TASK DIRECTIONS - Reproduce exactly the lines below, from the first one through the line containing "const stacked = d3.stack<any>().keys(seriesNames)(table);", and omit any pictures.
·····
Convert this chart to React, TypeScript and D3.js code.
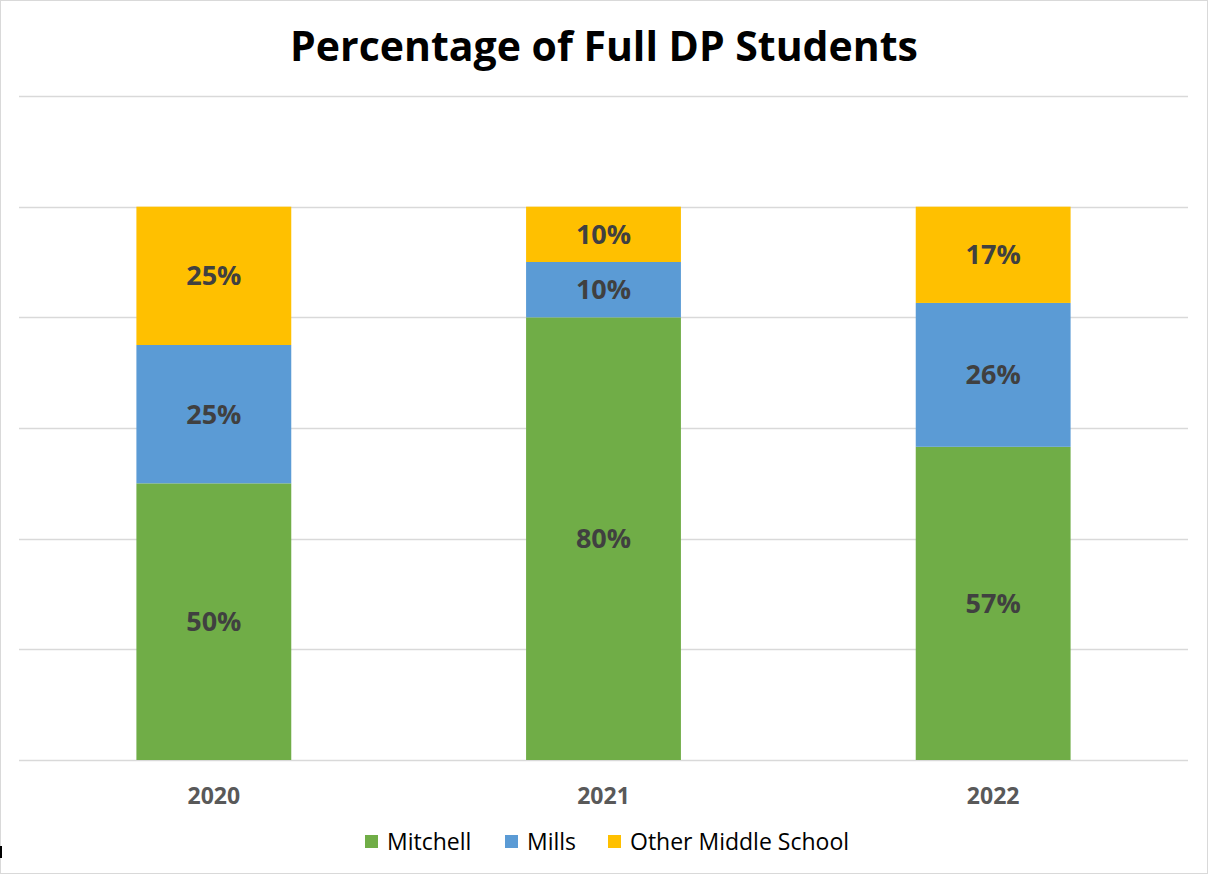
import React from "react";
import * as d3 from "d3";

const years = ["2020", "2021", "2022"];
const seriesNames = ["Mitchell", "Mills", "Other Middle School"];
const mitchell = [0.5, 0.8, 0.566];
const mills = [0.25, 0.1, 0.26];
const otherMiddle = [0.25, 0.1, 0.174];
const yTicks = [0, 0.2, 0.4, 0.6, 0.8, 1.0, 1.2];
const colors = ["#70AD47", "#5B9BD5", "#FFC000"];

const App = () => {
  const svgRef = React.useRef<SVGSVGElement>(null);

  React.useEffect(() => {
    const svg = d3.select(svgRef.current);
    svg.selectAll("*").remove();
    const font = "'Open Sans', sans-serif";

    const x = d3
      .scaleBand()
      .domain(years)
      .range([19, 1188])
      .paddingInner(0.6026)
      .paddingOuter(0.3013);

    const y = d3.scaleLinear().domain([0, 1.2]).range([760, 96]);

    // frame
    svg
      .append("rect")
      .attr("x", 0.5)
      .attr("y", 0.5)
      .attr("width", 1207)
      .attr("height", 873)
      .attr("fill", "white")
      .attr("stroke", "#d9d9d9");

    // title
    svg
      .append("text")
      .attr("x", 604)
      .attr("y", 61)
      .attr("text-anchor", "middle")
      .attr("font-family", font)
      .attr("font-weight", "bold")
      .attr("font-size", 41)
      .attr("fill", "#000")
      .text("Percentage of Full DP Students");

    // gridlines
    svg
      .append("g")
      .selectAll("line")
      .data(yTicks)
      .enter()
      .append("line")
      .attr("x1", 19)
      .attr("x2", 1188)
      .attr("y1", (d) => Math.round(y(d)) + 0.5)
      .attr("y2", (d) => Math.round(y(d)) + 0.5)
      .attr("stroke", "#d9d9d9")
      .attr("stroke-width", 1.5);

    const table = years.map((yr, i) => ({
      year: yr,
      Mitchell: mitchell[i],
      Mills: mills[i],
      "Other Middle School": otherMiddle[i],
    }));
    const stacked = d3.stack<any>().keys(seriesNames)(table);

    stacked.forEach((layer, si) => {
      const g = svg.append("g");
      g.selectAll("rect")
        .data(layer)
        .enter()
        .append("rect")
        .attr("x", (d: any) => x(d.data.year)!)
        .attr("y", (d) => y(d[1]))
        .attr("width", x.bandwidth())
        .attr("height", (d) => y(d[0]) - y(d[1]))
        .attr("fill", colors[si]);

      g.selectAll("text")
        .data(layer)
        .enter()
        .append("text")
        .attr("x", (d: any) => x(d.data.year)! + x.bandwidth() / 2)
        .attr("y", (d) => (y(d[0]) + y(d[1])) / 2)
        .attr("dy", "0.35em")
        .attr("text-anchor", "middle")
        .attr("font-family", font)
        .attr("font-weight", "bold")
        .attr("font-size", 27)
        .attr("fill", "#404040")
        .text((d) => `${Math.round((d[1] - d[0]) * 100)}%`);
    });

    // x axis labels
    svg
      .append("g")
      .selectAll("text")
      .data(years)
      .enter()
      .append("text")
      .attr("x", (d) => x(d)! + x.bandwidth() / 2)
      .attr("y", 796)
      .attr("dy", "0.35em")
      .attr("text-anchor", "middle")
      .attr("font-family", font)
      .attr("font-weight", "bold")
      .attr("font-size", 23)
      .attr("fill", "#595959")
      .text((d) => d);

    // legend
    const legendX = [365, 505, 608];
    const lg = svg.append("g");
    seriesNames.forEach((name, i) => {
      lg.append("rect")
        .attr("x", legendX[i])
        .attr("y", 835)
        .attr("width", 13)
        .attr("height", 13)
        .attr("fill", colors[i]);
      lg.append("text")
        .attr("x", legendX[i] + 22)
        .attr("y", 842)
        .attr("dy", "0.35em")
        .attr("font-family", font)
        .attr("font-size", 23)
        .attr("fill", "#000")
        .text(name);
    });

    // stray mark at lower left
    svg
      .append("rect")
      .attr("x", 0)
      .attr("y", 846)
      .attr("width", 2)
      .attr("height", 12)
      .attr("fill", "#000");
  }, []);

  return (
    <svg
      ref={svgRef}
      width="1210"
      height="875"
      style={{ position: "absolute", left: 0, top: 0 }}
    ></svg>
  );
};

export default App;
·····
ANSWER FOR THE TASK -
Convert this chart to React, TypeScript and D3.js code.
import React from "react";
import * as d3 from "d3";

const years = ["2020", "2021", "2022"];
const seriesNames = ["Mitchell", "Mills", "Other Middle School"];
const mitchell = [0.5, 0.8, 0.566];
const mills = [0.25, 0.1, 0.26];
const otherMiddle = [0.25, 0.1, 0.174];
const yTicks = [0, 0.2, 0.4, 0.6, 0.8, 1.0, 1.2];
const colors = ["#70AD47", "#5B9BD5", "#FFC000"];

const App = () => {
  const svgRef = React.useRef<SVGSVGElement>(null);

  React.useEffect(() => {
    const svg = d3.select(svgRef.current);
    svg.selectAll("*").remove();
    const font = "'Open Sans', sans-serif";

    const x = d3
      .scaleBand()
      .domain(years)
      .range([19, 1188])
      .paddingInner(0.6026)
      .paddingOuter(0.3013);

    const y = d3.scaleLinear().domain([0, 1.2]).range([760, 96]);

    // frame
    svg
      .append("rect")
      .attr("x", 0.5)
      .attr("y", 0.5)
      .attr("width", 1207)
      .attr("height", 873)
      .attr("fill", "white")
      .attr("stroke", "#d9d9d9");

    // title
    svg
      .append("text")
      .attr("x", 604)
      .attr("y", 61)
      .attr("text-anchor", "middle")
      .attr("font-family", font)
      .attr("font-weight", "bold")
      .attr("font-size", 41)
      .attr("fill", "#000")
      .text("Percentage of Full DP Students");

    // gridlines
    svg
      .append("g")
      .selectAll("line")
      .data(yTicks)
      .enter()
      .append("line")
      .attr("x1", 19)
      .attr("x2", 1188)
      .attr("y1", (d) => Math.round(y(d)) + 0.5)
      .attr("y2", (d) => Math.round(y(d)) + 0.5)
      .attr("stroke", "#d9d9d9")
      .attr("stroke-width", 1.5);

    const table = years.map((yr, i) => ({
      year: yr,
      Mitchell: mitchell[i],
      Mills: mills[i],
      "Other Middle School": otherMiddle[i],
    }));
    const stacked = d3.stack<any>().keys(seriesNames)(table);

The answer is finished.